The Odyssey Project is the subject of a new episode of “Forward Motion,” a Big Ten Network show produced by UW–Madison. Odyssey will hold a public viewing of the show at Sundance Cinemas 608, 430 N. Midvale Boulevard (in the Hilldale Mall), on Thursday, Dec. 6. A reception will take place from 5-7 p.m., with three show times. All graduates, current students, faculty, donors and members of the public are invited.
The episode will also be available Friday via UW–Madison’s YouTube channel.
Odyssey director and founder Emily Auerbach, an English professor who runs the program through the Division of Continuing Studies, based the program in part on the model of Kentucky’s Berea College. Her own parents — Wanda Irwin Auerbach, who grew up in Appalachia without running water, and Robert Auerbach, who escaped Nazi persecution in Germany — met at Berea while taking advantage of the free four-year liberal arts education the college provided to poor students.
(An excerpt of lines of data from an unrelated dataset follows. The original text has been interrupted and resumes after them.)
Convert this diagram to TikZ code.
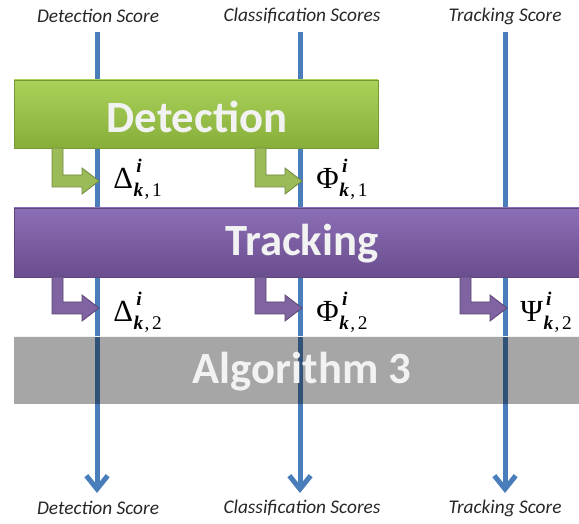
\documentclass[tikz,border=0pt]{standalone}
\usepackage{fontspec}
\setmainfont{Carlito}
\newfontfamily\grk{Liberation Serif}
\usetikzlibrary{arrows.meta}
\definecolor{lineblue}{HTML}{4A7EBB}
\definecolor{gtop}{HTML}{AAD25A}
\definecolor{gbot}{HTML}{88AE3A}
\definecolor{gedge}{HTML}{789A34}
\definecolor{ptop}{HTML}{8C6EB6}
\definecolor{pbot}{HTML}{6A4E8E}
\definecolor{pedge}{HTML}{5E4580}
\definecolor{grayfill}{HTML}{A6A6A6}
\definecolor{boxtext}{HTML}{F2F2F2}
\definecolor{garrfill}{HTML}{9BBB59}
\definecolor{garredge}{HTML}{71893F}
\definecolor{parrfill}{HTML}{8064A2}
\definecolor{parredge}{HTML}{5C4776}
\tikzset{
  scorelabel/.style={font=\fontsize{14.5}{16}\selectfont\itshape, text=black!85},
  scoreline/.style={draw=lineblue, line width=3.75pt, -{Straight Barb[length=10pt,width=16pt,line width=3.75pt]}},
  boxtitle/.style={font=\fontsize{33.5}{38}\selectfont\bfseries, text=boxtext},
  mathlabel/.style={font=\grk\fontsize{23}{26}\selectfont, anchor=base west, inner sep=0pt},
  garrow/.style={fill=garrfill, draw=garredge, line width=0.6pt},
  parrow/.style={fill=parrfill, draw=parredge, line width=0.6pt}
}
\newcommand\bentarr[4]{% style, linex, ytop, ycenter
  \path[#1] (#2-45,#3) -- (#2-34,#3) -- (#2-34,#4-6) -- (#2-15,#4-6) -- (#2-15,#4-13)
    -- (#2+2,#4) -- (#2-15,#4+13) -- (#2-15,#4+6) -- (#2-45,#4+6) -- cycle;}
\newcommand\scrfont{\grk\fontsize{14.5}{15}\selectfont}
\newcommand\symlab[2]{#1\kern0.5pt\rlap{\kern2pt\raisebox{12pt}{\scrfont\bfseries\itshape i}}\raisebox{-6pt}{\scrfont{\bfseries\itshape k}\kern1pt,\kern2pt#2}}
\begin{document}
\begin{tikzpicture}[x=0.75pt,y=-0.75pt]
\useasboundingbox (0,0) rectangle (579,524);
% score labels
\node[scorelabel] (t1) at (98,16) {Detection Score};
\node[scorelabel] (t2) at (302,16) {Classification Scores};
\node[scorelabel] (t3) at (505,16) {Tracking Score};
\node[scorelabel] (b1) at (98,508) {Detection Score};
\node[scorelabel] (b2) at (302,508) {Classification Scores};
\node[scorelabel] (b3) at (505,508) {Tracking Score};
\coordinate (s1) at (97,32);  \coordinate (e1) at (97,493);
\coordinate (s2) at (300,32); \coordinate (e2) at (300,493);
\coordinate (s3) at (505,32); \coordinate (e3) at (505,493);
\draw[scoreline] (s1) -- (e1);
\draw[scoreline] (s2) -- (e2);
\draw[scoreline] (s3) -- (e3);
% boxes
\path[top color=gtop, bottom color=gbot, draw=gedge, line width=0.5pt] (14,80) rectangle (378,148);
\path[top color=ptop, bottom color=pbot, draw=pedge, line width=0.5pt] (14,208) rectangle (580,277);
\begin{scope}[blend mode=multiply]
\path[fill=grayfill] (14,336) rectangle (580,404);
\end{scope}
\draw[white!85!grayfill, line width=1pt] (14,336.5) -- (580,336.5);
\node[boxtitle] (det) at (197,117) {Detection};
\node[boxtitle] (trk) at (302,244) {Tracking};
\node[boxtitle] (alg) at (302,372) {Algorithm 3};
% bent arrows
\bentarr{garrow}{97}{148}{181}
\bentarr{garrow}{300}{148}{181}
\bentarr{parrow}{97}{277}{308}
\bentarr{parrow}{300}{277}{308}
\bentarr{parrow}{505}{277}{308}
% math labels
\node[mathlabel] (d1) at (113,189) {\symlab{Δ}{1}};
\node[mathlabel] (f1) at (316,189) {\symlab{Φ}{1}};
\node[mathlabel] (d2) at (113,321) {\symlab{Δ}{2}};
\node[mathlabel] (f2) at (316,321) {\symlab{Φ}{2}};
\node[mathlabel] (p2) at (520,321) {\symlab{Ψ}{2}};
\end{tikzpicture}
\end{document}
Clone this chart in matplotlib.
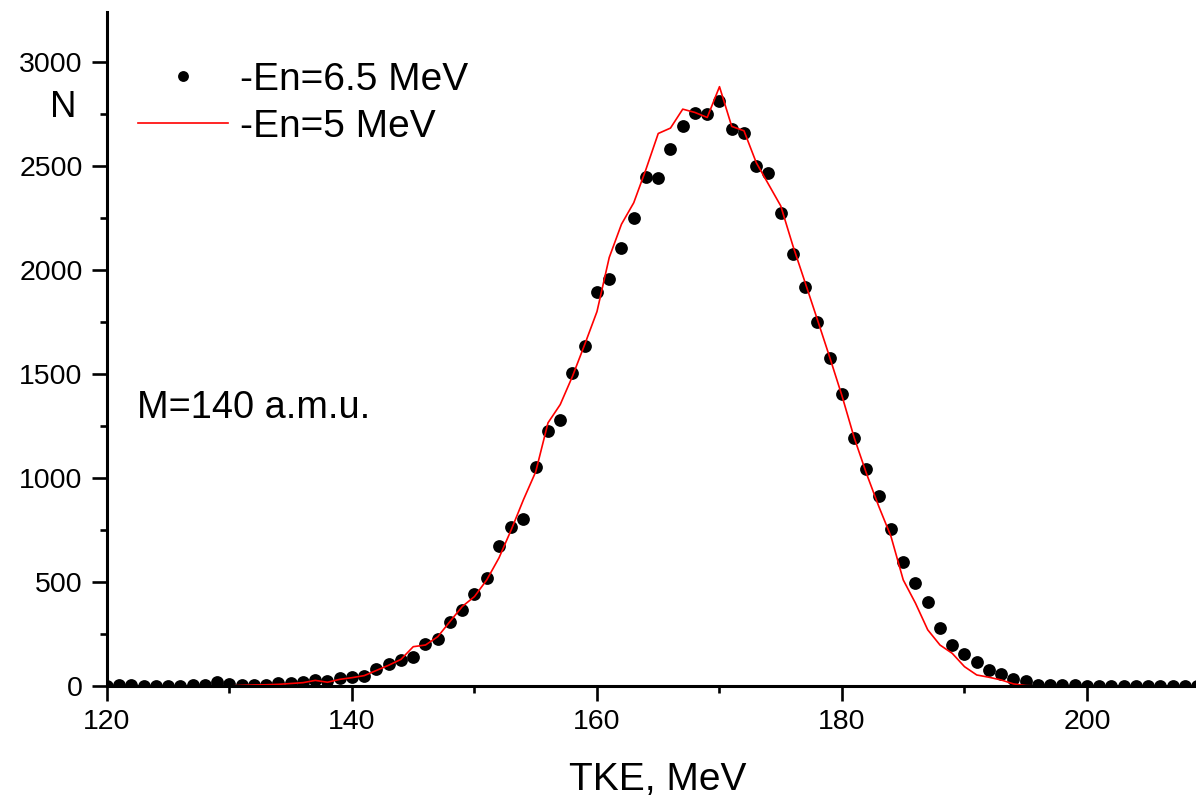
import numpy as np
import matplotlib
matplotlib.use('Agg')
import matplotlib.pyplot as plt
from matplotlib.ticker import MultipleLocator

plt.rcParams['font.family'] = ['Liberation Sans', 'DejaVu Sans']

# TKE bins, MeV
tke = np.arange(120, 210)

# En = 6.5 MeV (dots)
counts_65 = [
    0, 3, 3, 2, 2, 2, 2, 3, 4, 18,
    10, 3, 3, 5, 14, 14, 18, 29, 26, 40,
    45, 47, 82, 105, 125, 138, 200, 225, 310, 363,
    444, 517, 671, 764, 802, 1051, 1224, 1281, 1505, 1634,
    1896, 1958, 2105, 2251, 2449, 2442, 2583, 2693, 2754, 2752,
    2813, 2677, 2658, 2501, 2465, 2276, 2075, 1920, 1748, 1579,
    1406, 1193, 1045, 911, 754, 594, 494, 404, 279, 196,
    156, 117, 77, 58, 35, 26, 6, 4, 3, 3,
    2, 2, 2, 2, 2, 2, 2, 2, 2, 2,
]

# En = 5 MeV (red line)
counts_5 = [
    0, 0, 0, 0, 0, 0, 0, 0, 0, 0,
    0, 3, 5, 6, 8, 12, 16, 27, 18, 32,
    40, 50, 75, 100, 128, 189, 197, 237, 310, 382,
    430, 510, 616, 751, 896, 1030, 1265, 1353, 1489, 1642,
    1800, 2060, 2220, 2323, 2484, 2656, 2682, 2773, 2757, 2733,
    2881, 2690, 2669, 2516, 2412, 2308, 2115, 1938, 1760, 1580,
    1395, 1193, 1021, 864, 719, 510, 398, 270, 197, 157,
    93, 53, 42, 29, 10, 2, 0, 0, 0, 0,
    0, 0, 0, 0, 0, 0, 0, 0, 0, 0,
]

fig = plt.figure(figsize=(11.96, 8.05), dpi=100)
ax = fig.add_axes([107 / 1196, 1 - 686 / 805, 1 - 107 / 1196, (686 - 12) / 805])

ax.plot(tke, counts_65, 'o', color='black', markersize=9.2, markeredgewidth=0,
        label='-En=6.5 MeV', zorder=3)
ax.plot(tke, counts_5, '-', color='#ff0000', linewidth=1.2,
        label='-En=5 MeV', zorder=4)

ax.set_xlim(120, 208.9)
ax.set_ylim(0, 3240)

ax.xaxis.set_major_locator(MultipleLocator(20))
ax.xaxis.set_minor_locator(MultipleLocator(10))
ax.yaxis.set_major_locator(MultipleLocator(500))
ax.yaxis.set_minor_locator(MultipleLocator(250))

for side in ['top', 'right']:
    ax.spines[side].set_visible(False)
for side in ['left', 'bottom']:
    ax.spines[side].set_linewidth(2.2)
    ax.spines[side].set_zorder(5)

ax.tick_params(which='major', direction='out', length=10.5, width=1.9,
               labelsize=20.5, pad=6)
ax.tick_params(which='minor', direction='out', length=5, width=1.9)
ax.tick_params(axis='y', pad=7)

ax.set_xlabel('TKE, MeV', fontsize=28)
ax.xaxis.set_label_coords(0.506, -0.14)
ax.xaxis.label.set_va('center')

ax.set_ylabel('N', fontsize=26.5, rotation=0)
ax.yaxis.set_label_coords(-0.040, 0.858)
ax.yaxis.label.set_va('center')
ax.yaxis.label.set_ha('center')

ax.text(0.0275, 0.4125, 'M=140 a.m.u.', transform=ax.transAxes,
        fontsize=27.3, ha='left', va='center')

ax.legend(loc='upper left', bbox_to_anchor=(138 / 1196, 1 - 62 / 805),
          bbox_transform=fig.transFigure, frameon=False, fontsize=28,
          borderpad=0, borderaxespad=0, handlelength=2.32, handletextpad=0.3,
          labelspacing=0.28, markerscale=0.85)

fig.savefig('out.png', dpi=100)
“Without [the Odyssey Project], I would not have realized the insatiable desire I have to learn and to model that example for my family.”
“My parents understood so well what a difference opportunity could make in the life of someone who had been written off,” says Emily Auerbach. “The Odyssey Project is going strong after 10 years because I know from their journey out of poverty, through free access to higher education, that education is what can break the cycle of generational poverty. Whole lives can change.”
The Odyssey Project meets students where they are — literally and figuratively. Its two-step process begins at the Goodman South Madison Branch library, every Wednesday night from September through May. Thirty students explore great works in the humanities as a way to recognize their own gifts while easing into the rigors of college work.
“Students who complete the course report that they feel better about themselves, have more hope about their futures, become more active in their communities, read more, are more likely to vote, and improve their abilities as parents, even if they have not yet escaped poverty,” wrote Auerbach in “Wisconsin People and Ideas.”
Support from grants, private donations and from UW–Madison supplies students with free tuition, textbooks, childcare and a weekly dinner. At the end of the program, the students have earned six credits in English and a springboard to new avenues in life: meaningful work, a college degree, and more.
“Without [the Odyssey Project], I would not have realized the insatiable desire I have to learn and to model that example for my family,” says Anthony Ward, one of the documentary’s subjects, whose Odyssey experience led to a career as a Madison police officer and admission to UW–Madison. “The Odyssey Project classes stimulate the mind and also are run with love and respect.”
The anniversary is bittersweet. Wanda Auerbach, a former reference librarian at UW–Madison, is featured in the documentary. She passed away unexpectedly on Sunday, Nov. 25, before seeing her own story told on a national stage. As her legacy, however, she requested that memorials be made to charities “devoted to free access to higher education for those facing economic barriers” — Berea College and the Odyssey Project.
“She was an ardent supporter; she got very interested in every student’s life,” says Emily Auerbach. “She understood that students who wanted to come to class couldn’t afford the gas, or find the textbook, because she had been there. And she also understood that any program dealing with lower income adults must use absolute respect.”
The documentary premiered on the Big Ten Network on Sunday, Dec. 2 — the day Wanda Auerbach was laid to rest. Her husband plans to attend the program viewing on Thursday.
“Her legacy will live on with this program,” says Emily Auerbach. “It makes me want to throw myself into the project with even more fervor.”